The regulatory body says digital convergence is straining and in some cases, breaking existing regulations

The rapid convergence of communications and media has caused a meltdown in the effectiveness of existing regulatory arrangements, according to the Australian Communications and Media Authority (ACMA).

In a discussion paper on the issue of regulation in the face of convergence, the Australian communications regulator said the majority of some 55 legislative concepts that formed the building blocks of current communications and media regulatory arrangements were either broken or under significant strain.

Discussing the causes, ACMA said that digitalisation had fundamentally broken the nexus between the shape of content and the container which carries it, with the effect that content services are now independent of delivery platforms.

“One important consequence of this change is that regulation constructed on the premise that content could (and should) be controlled by how it is delivered is losing its force, both in logic and in practice,” the paper reads.

“In practical ways, this is affecting the day-to-day work of the regulator in administering legislation, and applying these concepts to innovative services and delivery mechanisms that were not envisaged at the time existing core legislation was enacted.”
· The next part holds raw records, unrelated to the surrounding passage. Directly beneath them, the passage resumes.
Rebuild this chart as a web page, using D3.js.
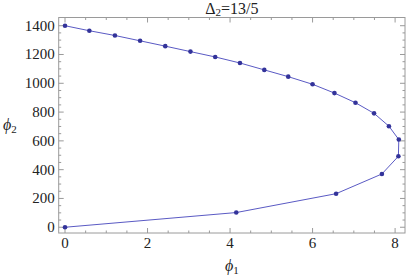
<!DOCTYPE html>
<html>
<head>
<meta charset="utf-8">
<script src="https://cdn.jsdelivr.net/npm/d3@7"></script>
<style>
  body { margin: 0; background: #fff; }
</style>
</head>
<body>
<svg id="chart"></svg>
<script>
// Data
const phi1 = [0, 0.59, 1.21, 1.82, 2.43, 3.04, 3.64, 4.24, 4.83, 5.41, 6.0, 6.53, 7.04, 7.49, 7.85, 8.09,
              8.08, 7.68, 6.57, 4.15, 0];
const phi2 = [1400, 1365, 1332, 1295, 1258, 1220, 1183, 1141, 1093, 1046, 993, 932, 865, 791, 702, 609,
              493, 370, 233, 102, 0];
const xTicks = [0, 2, 4, 6, 8];
const yTicks = [0, 200, 400, 600, 800, 1000, 1200, 1400];

const width = 406, height = 277;
const serif = "'Liberation Serif', 'DejaVu Serif'";
const svg = d3.select("#chart").attr("width", width).attr("height", height)
    .style("font-family", serif);

const frame = { left: 58.7, right: 405, top: 17.5, bottom: 233 };

const x = d3.scaleLinear().domain([-0.153, 8.24]).range([frame.left, frame.right]);
const y = d3.scaleLinear().domain([-40, 1457]).range([frame.bottom, frame.top]);

const frameColor = "#9a9a9a";

// frame
svg.append("rect")
    .attr("x", frame.left).attr("y", frame.top)
    .attr("width", frame.right - frame.left).attr("height", frame.bottom - frame.top)
    .attr("fill", "none").attr("stroke", frameColor).attr("stroke-width", 1);

const xMinor = d3.range(0, 8.01, 0.5).filter(v => !xTicks.includes(v));
const yMinor = d3.range(0, 1450, 50).filter(v => !yTicks.includes(v));

// ticks pointing inward on all four sides
const ticks = svg.append("g").attr("stroke", frameColor).attr("stroke-width", 1);
function xTick(v, len) {
    ticks.append("line").attr("x1", x(v)).attr("x2", x(v)).attr("y1", frame.bottom).attr("y2", frame.bottom - len);
    ticks.append("line").attr("x1", x(v)).attr("x2", x(v)).attr("y1", frame.top).attr("y2", frame.top + len);
}
function yTick(v, len) {
    ticks.append("line").attr("y1", y(v)).attr("y2", y(v)).attr("x1", frame.left).attr("x2", frame.left + len);
    ticks.append("line").attr("y1", y(v)).attr("y2", y(v)).attr("x1", frame.right).attr("x2", frame.right - len);
}
xTicks.forEach(v => xTick(v, 5));
xMinor.forEach(v => xTick(v, 2.5));
yTicks.forEach(v => yTick(v, 5));
yMinor.forEach(v => yTick(v, 2.5));

// tick labels
svg.append("g").selectAll("text").data(xTicks).enter().append("text")
    .attr("x", d => x(d)).attr("y", frame.bottom + 15)
    .attr("text-anchor", "middle").style("font-size", "15px").attr("fill", "#222")
    .text(d => d);
svg.append("g").selectAll("text").data(yTicks).enter().append("text")
    .attr("x", frame.left - 4).attr("y", d => y(d) + 5)
    .attr("text-anchor", "end").style("font-size", "15px").attr("fill", "#222")
    .text(d => d);

// series
const pts = phi1.map((v, i) => [v, phi2[i]]);
const line = d3.line().x(d => x(d[0])).y(d => y(d[1]));
svg.append("path").datum(pts)
    .attr("d", line)
    .attr("fill", "none").attr("stroke", "#5a5ac4").attr("stroke-width", 1);
svg.append("g").selectAll("circle").data(pts).enter().append("circle")
    .attr("cx", d => x(d[0])).attr("cy", d => y(d[1])).attr("r", 2.3)
    .attr("fill", "#33339a");

// title
const title = svg.append("text")
    .attr("x", (frame.left + frame.right) / 2).attr("y", 14)
    .attr("text-anchor", "middle").style("font-size", "16px").attr("fill", "#222");
title.append("tspan").text("Δ");
title.append("tspan").style("font-size", "11px").attr("dy", 2).text("2");
title.append("tspan").attr("dy", -2).text("=13/5");

// axis labels
const xl = svg.append("text")
    .attr("x", (frame.left + frame.right) / 2).attr("y", 271)
    .attr("text-anchor", "middle").style("font-size", "16px").attr("fill", "#222");
xl.append("tspan").style("font-style", "italic").text("ϕ");
xl.append("tspan").style("font-size", "11px").attr("dy", 3).text("1");

const yl = svg.append("text")
    .attr("x", 3).attr("y", 130)
    .style("font-size", "16px").attr("fill", "#222");
yl.append("tspan").style("font-style", "italic").text("ϕ");
yl.append("tspan").style("font-size", "11px").attr("dy", 3).text("2");
</script>
</body>
</html>
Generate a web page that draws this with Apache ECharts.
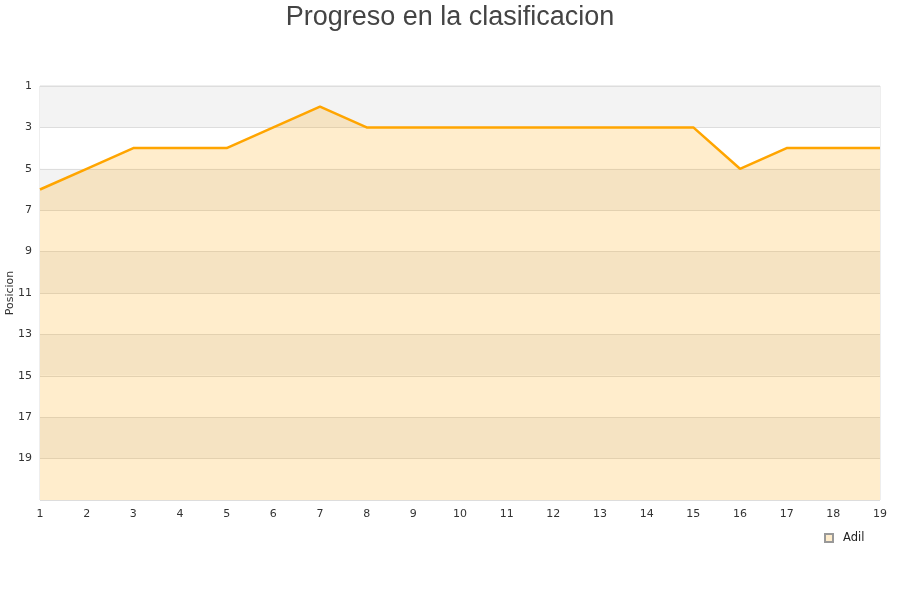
<!DOCTYPE html>
<html>
<head>
<meta charset="utf-8">
<script src="https://cdn.jsdelivr.net/npm/echarts@6/dist/echarts.min.js"></script>
<style>html,body{margin:0;padding:0;background:#fff}#c{width:900px;height:600px}</style>
</head>
<body>
<div id="c"></div>
<script>
var rounds = ['1','2','3','4','5','6','7','8','9','10','11','12','13','14','15','16','17','18','19'];
var positions = [6,5,4,4,4,3,2,3,3,3,3,3,3,3,3,5,4,4,4];
var seriesName = 'Adil';
var titleText = 'Progreso en la clasificacion';
var yName = 'Posicion';

var chart = echarts.init(document.getElementById('c'), null, {renderer:'canvas'});
chart.setOption({
  animation: false,
  title: {text: titleText, left: 'center', top: -1, textStyle: {fontFamily: 'Liberation Sans, Arial, sans-serif', fontSize: 27, fontWeight: 'normal', color: '#444'}},
  grid: {left: 40, right: 20, top: 86, bottom: 100, containLabel: false, outerBoundsMode: 'none', show: true, borderColor: '#ddd', borderWidth: 1, backgroundColor: 'transparent'},
  legend: {data: [{name: seriesName, icon: 'rect'}], left: 819, top: 527, itemWidth: 8, itemHeight: 8, itemGap: 8,
    textStyle: {fontFamily: 'DejaVu Sans, sans-serif', fontSize: 11.5, color: '#222', padding: [0, 0, 0, 5]}},
  xAxis: {type: 'category', data: rounds, boundaryGap: false,
    axisLine: {show: false}, axisTick: {show: false},
    axisLabel: {fontFamily: 'DejaVu Sans, sans-serif', fontSize: 11, color: '#333', margin: 9, interval: 0},
    splitLine: {show: false}},
  yAxis: {type: 'value', inverse: true, min: 1, max: 21, interval: 2,
    name: yName, nameLocation: 'middle', nameGap: 24, nameRotate: 90, nameMoveOverlap: false,
    nameTextStyle: {fontFamily: 'DejaVu Sans, sans-serif', fontSize: 11, color: '#333'},
    axisLine: {show: false}, axisTick: {show: false},
    axisLabel: {fontFamily: 'DejaVu Sans, sans-serif', fontSize: 11, color: '#333', margin: 8, showMaxLabel: false,
      formatter: function(v){ return v === 21 ? '' : String(v); }},
    splitLine: {show: true, lineStyle: {color: '#ddd', width: 1}},
    splitArea: {show: true, areaStyle: {color: ['#f3f3f3', '#ffffff']}}},
  series: [{
    name: seriesName, type: 'line', data: positions, showSymbol: false, symbol: 'none',
    lineStyle: {color: '#ffa500', width: 2.5},
    itemStyle: {color: '#ffedcc', borderColor: '#999', borderWidth: 1},
    areaStyle: {color: '#ffa500', opacity: 0.2, origin: 'end'}
  }]
});
</script>
</body>
</html>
Detailing the consequences of convergence, ACMA said misalignment of policy and legislative constructs with market, behavioural and technological realities were a result, as well as gaps occurring in the existing framework’s coverage of new forms of content and applications.

The blurring of boundaries between historically distinct devices, services and industry sectors leading to inconsistent treatment of like content, devices or services was occurring, as was greater institutional ambiguity such that several regulators — or no regulators — have a clear mandate to address pressing market or consumer concerns.

In related ACMA news, the regulator late last week said Optus was overhauling its telemarketing practices as a result of an enforceable undertaking accepted by ACMA.

According to the regulator, an investigation found Optus had inadequate telemarketing compliance systems, resulting in thousands of complaints about the telco's telemarketers calling people with numbers listed on the Do Not Call Register.

"While businesses are able to make telemarketing calls to their customers in some circumstances, they clearly need to respect any request by their customers that these calls stop," said ACMA chairman, Chris Chapman, in a statement.